Berry Phases of Vison Transport in $\mathbb{Z}_2$ Topologically Ordered States from Exact Fermion-Flux Lattice Dualities

TL;DR

This paper introduces an exact duality mapping for 2D spin-1/2 systems to fermions and bosons, enabling explicit calculation of Berry phases for flux transport in various topologically ordered states, including non-abelian cases.

Contribution

It develops a novel duality that captures charge and flux dynamics without local conservation constraints, facilitating computation of vison Berry phases in complex topologically ordered states.

Findings

Numerical conditions for Majorana flux phases in Ising topological order.

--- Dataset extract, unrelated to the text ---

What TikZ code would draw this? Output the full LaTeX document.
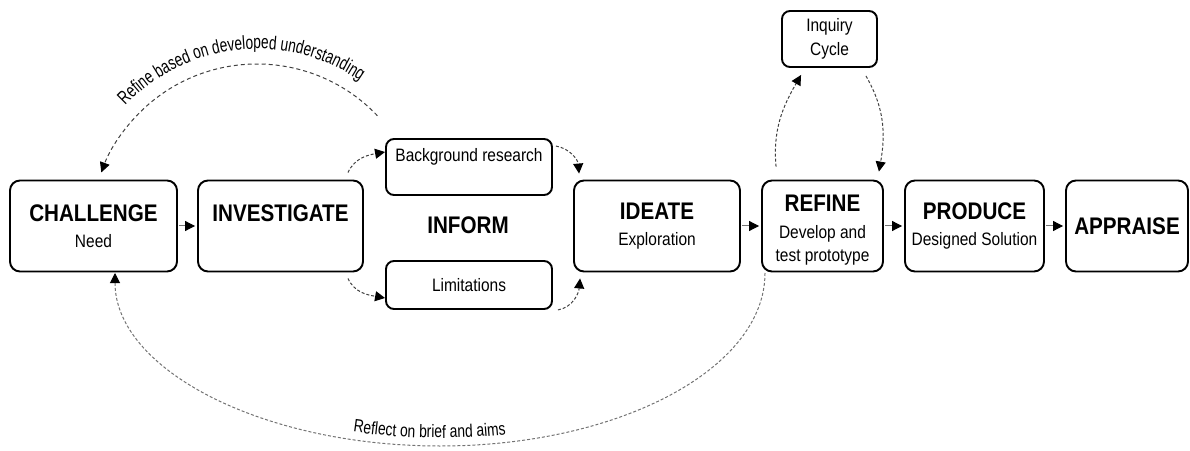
\documentclass[tikz,border=0pt]{standalone}
\usepackage{fontspec}
\setmainfont[FakeStretch=0.86]{Liberation Sans}
\newfontfamily\arcfamA[FakeStretch=0.72]{Liberation Sans}
\newfontfamily\arcfamB[FakeStretch=0.77]{Liberation Sans}
\usetikzlibrary{arrows.meta,calc,decorations.text}
\newcommand\ttlfont{\fontsize{24}{26}\selectfont\bfseries}
\newcommand\subfnt{\fontsize{18}{23.5}\selectfont}
\newcommand\arcfntA{\arcfamA\fontsize{19}{21}\selectfont}
\newcommand\arcfntB{\arcfamB\fontsize{18}{20}\selectfont}
\begin{document}
\begin{tikzpicture}[x=1pt,y=1pt,
  box/.style={draw=black, line width=1.9pt, rounded corners=10pt, inner sep=0pt, align=center, font=\subfnt},
  smallbox/.style={box, rounded corners=8pt},
  ttl/.style={font=\ttlfont},
  flow/.style={draw=black!55, line width=1pt, -{Triangle[length=10pt,width=10pt,color=black]}, shorten <=1pt, shorten >=2pt},
  dasharrow/.style={draw=black!75, line width=1pt, dash pattern=on 3pt off 2pt, -{Triangle[length=10pt,width=10pt,color=black]}},
  arclabel/.style={decorate, decoration={text along path, text align=center, text={#1}}}
]
\useasboundingbox (0,0) rectangle (1190,450);

% main boxes
\node[box, minimum width=167, minimum height=91] (ch) at (93.5,224) {{\ttlfont CHALLENGE}\\[2.5pt]Need};
\node[box, minimum width=165, minimum height=91] (inv) at (280.5,224) {{\ttlfont INVESTIGATE}\\[2.5pt]\phantom{Need}};
\node[smallbox, minimum width=166, minimum height=56] (bg) at (469,283) {Background research\\\mbox{}};
\node[smallbox, minimum width=166, minimum height=48] (lim) at (469,165) {Limitations};
\node[ttl] (inform) at (468,225) {INFORM};
\node[box, minimum width=166, minimum height=91] (ide) at (657,224) {{\ttlfont IDEATE}\\[2.5pt]Exploration};
\node[box, minimum width=121, minimum height=91] (ref) at (822.5,224) {{\ttlfont\rule{0pt}{25pt}REFINE}\\[3pt]Develop and\\test prototype};
\node[box, minimum width=139, minimum height=91] (pro) at (974.5,224) {{\ttlfont PRODUCE}\\[2.5pt]Designed Solution};
\node[box, minimum width=122, minimum height=91] (app) at (1127,224) {{\ttlfont APPRAISE}};
\node[smallbox, minimum width=95, minimum height=56] (inq) at (829.5,411) {Inquiry\\Cycle};

% solid flow arrows
\draw[flow] (ch) -- (inv);
\draw[flow] (ide) -- (ref);
\draw[flow] (ref) -- (pro);
\draw[flow] (pro) -- (app);

% dashed connectors
\draw[dasharrow] ($(inv.north east)+(-16,7)$) to[out=65,in=190] ($(bg.west)+(0,15)$);
\draw[dasharrow] ($(inv.south east)+(-16,-6)$) to[out=-65,in=170] ($(lim.west)+(0,-13)$);
\draw[dasharrow] ($(bg.north east)+(3,-8)$) to[out=-10,in=95] ($(ide.north west)+(6,6)$);
\draw[dasharrow] ($(lim.south east)+(5,0)$) to[out=10,in=-95] ($(ide.south west)+(7,-6)$);
\draw[dasharrow] ($(ref.north west)+(15,13)$) to[out=95,in=-120] ($(inq.south west)+(20,-7)$);
\draw[dasharrow] ($(inq.south east)+(-12,-8)$) to[out=-60,in=80] ($(ref.north east)+(-5,8)$);

% big feedback arcs
\coordinate (tstart) at ($(257,220)+(43.5:166)$);
\draw[dasharrow, dash pattern=on 4pt off 3pt] (tstart) arc[start angle=43.5, end angle=159.7, radius=166];
\coordinate (bstart) at (765,177);
\draw[dasharrow, draw=black!55] (bstart) arc[start angle=0, end angle=-180, x radius=325, y radius=173];

% arc labels
\coordinate (tl) at ($(257,220)+(156:181)$);
\path[arclabel={|\arcfntA|Refine based on developed understanding}] (tl) arc[start angle=156, end angle=36, radius=181];
\coordinate (bl) at ($(440,177)+({318*cos(-112)},{165*sin(-112)})$);
\path[arclabel={|\arcfntB|Reflect on brief and aims}] (bl) arc[start angle=-112, end angle=-72, x radius=318, y radius=165];
\end{tikzpicture}
\end{document}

Explicit calculation of vison Berry phases in symmetry enriched topological states.

Reduction of complex phase computations to overlaps of free-fermion ground states.

Abstract

We develop an exact map of all states and operators from 2D lattices of spins-$1/2$ into lattices of fermions and bosons with mutual semionic statistical interaction that goes beyond previous dualities of $\mathbb{Z}_2$ lattice gauge theories because it does not rely on imposing local conservation laws and captures the motion of ``charges'' and ``fluxes'' on equal footing. This map allows to explicitly compute the Berry phases for the transport of fluxes in a large class of symmetry enriched topologically ordered states with emergent $\mathbb{Z}_2$ gauge fields that includes chiral, non-chiral, abelian or non-abelian, that can be perturbatively connected to models where the visons are static and the emergent fermionic spinons have a non-interacting dispersion. The numerical complexity of computing such vison phases reduces therefore to computing overlaps of ground states of free-fermion Hamiltonians. Among other results, we establish numerically the conditions under which the Majorana-carrying flux excitation in Ising-Topologically-Ordered states enriched by translations acquires $0$ or $\pi$ phase when moving around a single plaquette.